Note: This is only for experimentation and learning. Do not ever input any real bitcoin wallet information into this tool.

What Is A Public Key?

Public keys are derived from private keys using a one-way mathematical function. They are used to generate bitcoin addresses, which are public identifiers that can be used to receive bitcoins. Public keys can be freely shared with others without compromising the privacy or security of the bitcoins.

A bitcoin public key, also known as an xPub key, is another large number which is generated from the private key. This key is what allows a bitcoin wallet to generate addresses so that bitcoin can be received.

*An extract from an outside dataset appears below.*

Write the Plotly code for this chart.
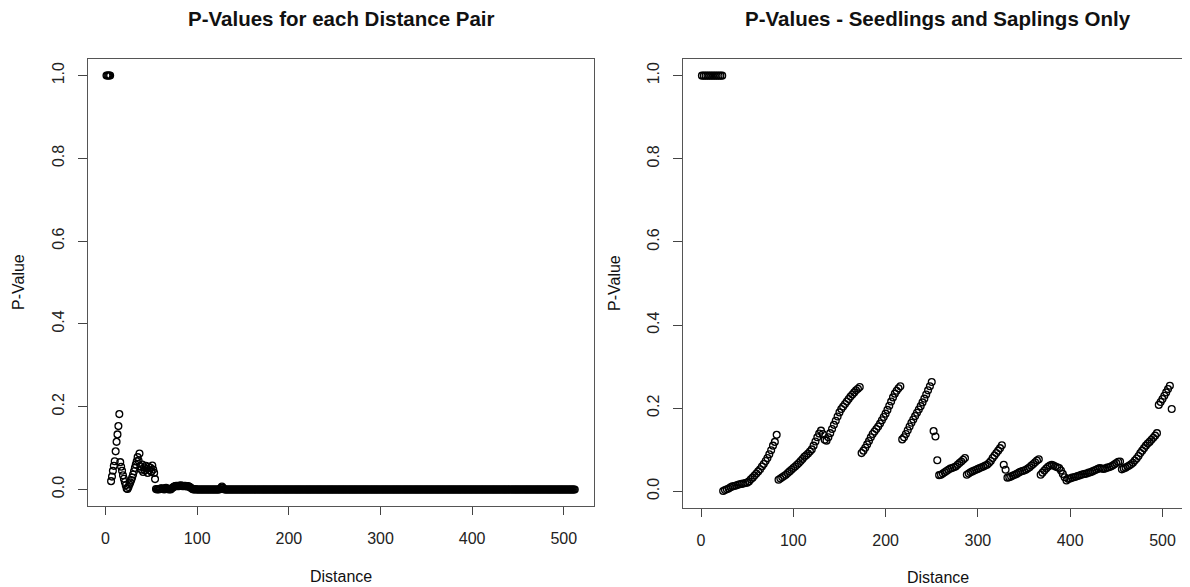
import plotly.graph_objects as go

# ---------------- data: left panel (all distance pairs) ----------------
LEFT_HEAD = [1.0, 1.0, 1.0, 1.0, 1.0,
             0.020, 0.031, 0.045, 0.057, 0.068,
             0.092, 0.115, 0.133, 0.153, 0.182,
             0.066, 0.055, 0.045, 0.034, 0.026,
             0.018, 0.010, 0.002, 0.001, 0.006,
             0.012, 0.017, 0.023, 0.029, 0.036,
             0.044, 0.052, 0.060, 0.068, 0.078,
             0.070, 0.087, 0.056, 0.048, 0.060,
             0.042, 0.053, 0.046, 0.057, 0.050,
             0.040, 0.055, 0.047, 0.052, 0.043,
             0.058, 0.048, 0.040, 0.025]
LEFT_MID = [0.001, 0.000, 0.001, 0.000, 0.001,
            0.002, 0.003, 0.002, 0.001, 0.000,
            0.003, 0.004, 0.002, 0.001, 0.000,
            0.001, 0.000, 0.002, 0.004, 0.006,
            0.007, 0.008, 0.009, 0.008, 0.009,
            0.008, 0.009, 0.010, 0.009, 0.008,
            0.009, 0.008, 0.009, 0.008, 0.007,
            0.008, 0.007, 0.006, 0.004, 0.002,
            0.001, 0.000, 0.000, 0.001, 0.000,
            0.000, 0.000, 0.000, 0.000, 0.000,
            0.000, 0.000, 0.000, 0.000, 0.000,
            0.000, 0.000, 0.000, 0.000, 0.000,
            0.000, 0.000, 0.000, 0.000, 0.000,
            0.000, 0.000, 0.000, 0.000, 0.000,
            0.001, 0.004, 0.007, 0.004, 0.001,
            0.000, 0.000, 0.000, 0.000, 0.000,
            0.000]
LEFT_TAIL = [0.0] * 377          # distances 136..512 read as 0
LEFT_PVAL = LEFT_HEAD + LEFT_MID + LEFT_TAIL
LEFT_DIST = list(range(1, len(LEFT_PVAL) + 1))

# ---------------- data: right panel (seedlings and saplings) ----------------
# each segment: (first distance, p-values at every 2nd distance)
R_ONE = (1, [1.0, 1.0, 1.0, 1.0, 1.0, 1.0, 1.0, 1.0, 1.0, 1.0, 1.0, 1.0])
R_A = (24, [0.001, 0.003, 0.005, 0.007, 0.010, 0.012, 0.013, 0.014, 0.016, 0.017,
            0.018, 0.019, 0.020, 0.021, 0.024, 0.029, 0.033, 0.038, 0.043, 0.048,
            0.053, 0.060, 0.066, 0.073, 0.080, 0.089, 0.099, 0.110, 0.119, 0.136])
R_B = (84, [0.028, 0.031, 0.034, 0.037, 0.040, 0.044, 0.048, 0.052, 0.056, 0.060,
            0.064, 0.068, 0.073, 0.078, 0.083, 0.087, 0.091, 0.096, 0.101, 0.110,
            0.120, 0.130, 0.139, 0.146, 0.138, 0.124, 0.122, 0.130, 0.140, 0.150,
            0.160, 0.170, 0.180, 0.190, 0.198, 0.204, 0.210, 0.216, 0.222, 0.228,
            0.233, 0.238, 0.243, 0.247, 0.251])
R_C = (174, [0.092, 0.098, 0.105, 0.113, 0.121, 0.130, 0.138, 0.144, 0.150, 0.156,
             0.163, 0.171, 0.179, 0.187, 0.196, 0.206, 0.216, 0.226, 0.235, 0.242,
             0.248, 0.253])
R_D = (218, [0.125, 0.130, 0.138, 0.147, 0.156, 0.165, 0.173, 0.181, 0.189, 0.197,
             0.205, 0.214, 0.223, 0.233, 0.243, 0.253, 0.263])
R_D2 = (252, [0.145, 0.132, 0.075])
R_E = (258, [0.039, 0.040, 0.043, 0.046, 0.049, 0.052, 0.055, 0.056, 0.058, 0.060,
             0.064, 0.068, 0.072, 0.076, 0.080])
R_F = (288, [0.040, 0.043, 0.046, 0.048, 0.050, 0.052, 0.054, 0.056, 0.058, 0.060,
             0.062, 0.064, 0.068, 0.073, 0.080, 0.086, 0.092, 0.098, 0.104, 0.111])
R_F2 = (328, [0.064, 0.052])
R_G = (332, [0.033, 0.034, 0.036, 0.038, 0.040, 0.042, 0.045, 0.047, 0.049, 0.050,
             0.052, 0.055, 0.058, 0.062, 0.066, 0.070, 0.074, 0.077])
R_H = (368, [0.040, 0.045, 0.050, 0.055, 0.059, 0.062, 0.064, 0.062, 0.060, 0.058,
             0.056, 0.050, 0.042, 0.034, 0.026])
R_I = (398, [0.030, 0.031, 0.033, 0.034, 0.035, 0.037, 0.038, 0.040, 0.041, 0.042,
             0.043, 0.045, 0.046, 0.048, 0.050, 0.052, 0.054, 0.056, 0.055, 0.054,
             0.055, 0.057, 0.058, 0.060, 0.062, 0.065, 0.068, 0.071, 0.072])
R_I2 = (456, [0.053, 0.055, 0.057, 0.060, 0.062, 0.065, 0.069, 0.074, 0.079, 0.085,
              0.092, 0.098, 0.104, 0.110, 0.115, 0.119, 0.124, 0.129, 0.134, 0.140])
R_J = (496, [0.208, 0.215, 0.222, 0.230, 0.238, 0.246, 0.254])
R_K = (510, [0.198])
RIGHT_SEGMENTS = [R_ONE, R_A, R_B, R_C, R_D, R_D2, R_E, R_F, R_F2, R_G, R_H,
                  R_I, R_I2, R_J, R_K]

RIGHT_DIST, RIGHT_PVAL = [], []
for start, vals in RIGHT_SEGMENTS:
    for i, v in enumerate(vals):
        RIGHT_DIST.append(start + 2 * i)
        RIGHT_PVAL.append(v)

X_TICKS = [0, 100, 200, 300, 400, 500]
Y_TICKS = [0.0, 0.2, 0.4, 0.6, 0.8, 1.0]
Y_TICK_TEXT = ["0.0", "0.2", "0.4", "0.6", "0.8", "1.0"]

TITLE_LEFT = "P-Values for each Distance Pair"
TITLE_RIGHT = "P-Values - Seedlings and Saplings Only"
XLABEL = "Distance"
YLABEL = "P-Value"

# ---------------- figure ----------------
# the page body has an 8px margin, so the figure is drawn 8px smaller and
# positions below are given in window pixels and shifted by that offset
OFF = 8
W, H = 1190 - OFF, 587 - OFF
FONT = "Liberation Sans, Arial, sans-serif"

def px_x(p):
    return (p - OFF) / W

def px_y(p):
    return (H - (p - OFF)) / H

marker = dict(symbol="circle-open", size=6.8, color="black",
              line=dict(width=1.3, color="black"))

fig = go.Figure()
fig.add_trace(go.Scatter(x=LEFT_DIST, y=LEFT_PVAL, mode="markers", marker=marker,
                         xaxis="x", yaxis="y", showlegend=False, hoverinfo="x+y"))
fig.add_trace(go.Scatter(x=RIGHT_DIST, y=RIGHT_PVAL, mode="markers", marker=marker,
                         xaxis="x2", yaxis="y2", showlegend=False, hoverinfo="x+y"))

common_x = dict(tickvals=X_TICKS, ticks="outside", ticklen=8, tickwidth=1.2,
                tickcolor="#444", showline=True, linecolor="#555", linewidth=1.4,
                showgrid=False, zeroline=False, automargin=False,
                tickfont=dict(family=FONT, size=16, color="#222"),
                ticklabelstandoff=10)
common_y = dict(tickvals=Y_TICKS, ticktext=Y_TICK_TEXT, tickangle=-90,
                ticks="outside", ticklen=9, tickwidth=1.2, tickcolor="#444",
                showline=True, linecolor="#555", linewidth=1.4,
                showgrid=False, zeroline=False, automargin=False,
                tickfont=dict(family=FONT, size=16, color="#222"),
                range=[-0.04, 1.04], ticklabelstandoff=7)

fig.update_layout(
    width=W, height=H, autosize=False,
    margin=dict(l=0, r=0, t=0, b=0),
    paper_bgcolor="white", plot_bgcolor="white",
    xaxis=dict(domain=[px_x(87.7), px_x(594)], range=[-19.5, 533],
               anchor="y", mirror=True, **common_x),
    yaxis=dict(domain=[px_y(506), px_y(59)], anchor="x", mirror=True, **common_y),
    xaxis2=dict(domain=[px_x(683), 1.0], range=[-19.5, 529.8],
                anchor="y2", mirror=True, **common_x),
    yaxis2=dict(domain=[px_y(508), px_y(59)], anchor="x2", mirror=False, **common_y),
)

ann = [
    dict(text="<b>%s</b>" % TITLE_LEFT, x=px_x(341), y=px_y(18), size=20.5),
    dict(text="<b>%s</b>" % TITLE_RIGHT, x=px_x(938), y=px_y(18), size=20.5),
    dict(text=XLABEL, x=px_x(341), y=px_y(576), size=16),
    dict(text=XLABEL, x=px_x(938), y=px_y(577), size=16),
    dict(text=YLABEL, x=px_x(18), y=px_y(282), size=16, angle=-90),
    dict(text=YLABEL, x=px_x(615), y=px_y(283), size=16, angle=-90),
]
for a in ann:
    fig.add_annotation(text=a["text"], x=a["x"], y=a["y"], xref="paper", yref="paper",
                       xanchor="center", yanchor="middle", showarrow=False,
                       textangle=a.get("angle", 0),
                       font=dict(family=FONT, size=a["size"], color="#111"))

fig.write_html("out.html")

Although it’s called a “public key”, it’s still best practice to keep it private because it is used to generate all of the addresses for a bitcoin wallet. Anyone who has access to your public key, knows which addresses are yours and the amount of bitcoin that is at each address. Your funds are not at risk of being stolen in the event that your public key is known to someone else but for best privacy practices, you want to keep your public key as private as possible.

Bitcoin Addresses

In an effort to increase privacy for bitcoin users, bitcoin payments are sent to addresses instead of public keys. Users don’t need to share their public keys directly. Instead, wallets manage public keys and generate a new address after each payment so that user privacy is preserved by not using the same address for every payment.

Who Controls Your Bitcoin Keys

Not your keys, not your coins is a common expression in the bitcoin community and for good reason. If you have your bitcoin on an exchange or are under third-party custody of some sort of bitcoin bank, you do not actually own your bitcoin.

The only person who is in control of bitcoin at an address is the owner of the private keys so it is of the utmost importance to store your seed phrase somewhere safe. For maximum security, a hardware wallet is best.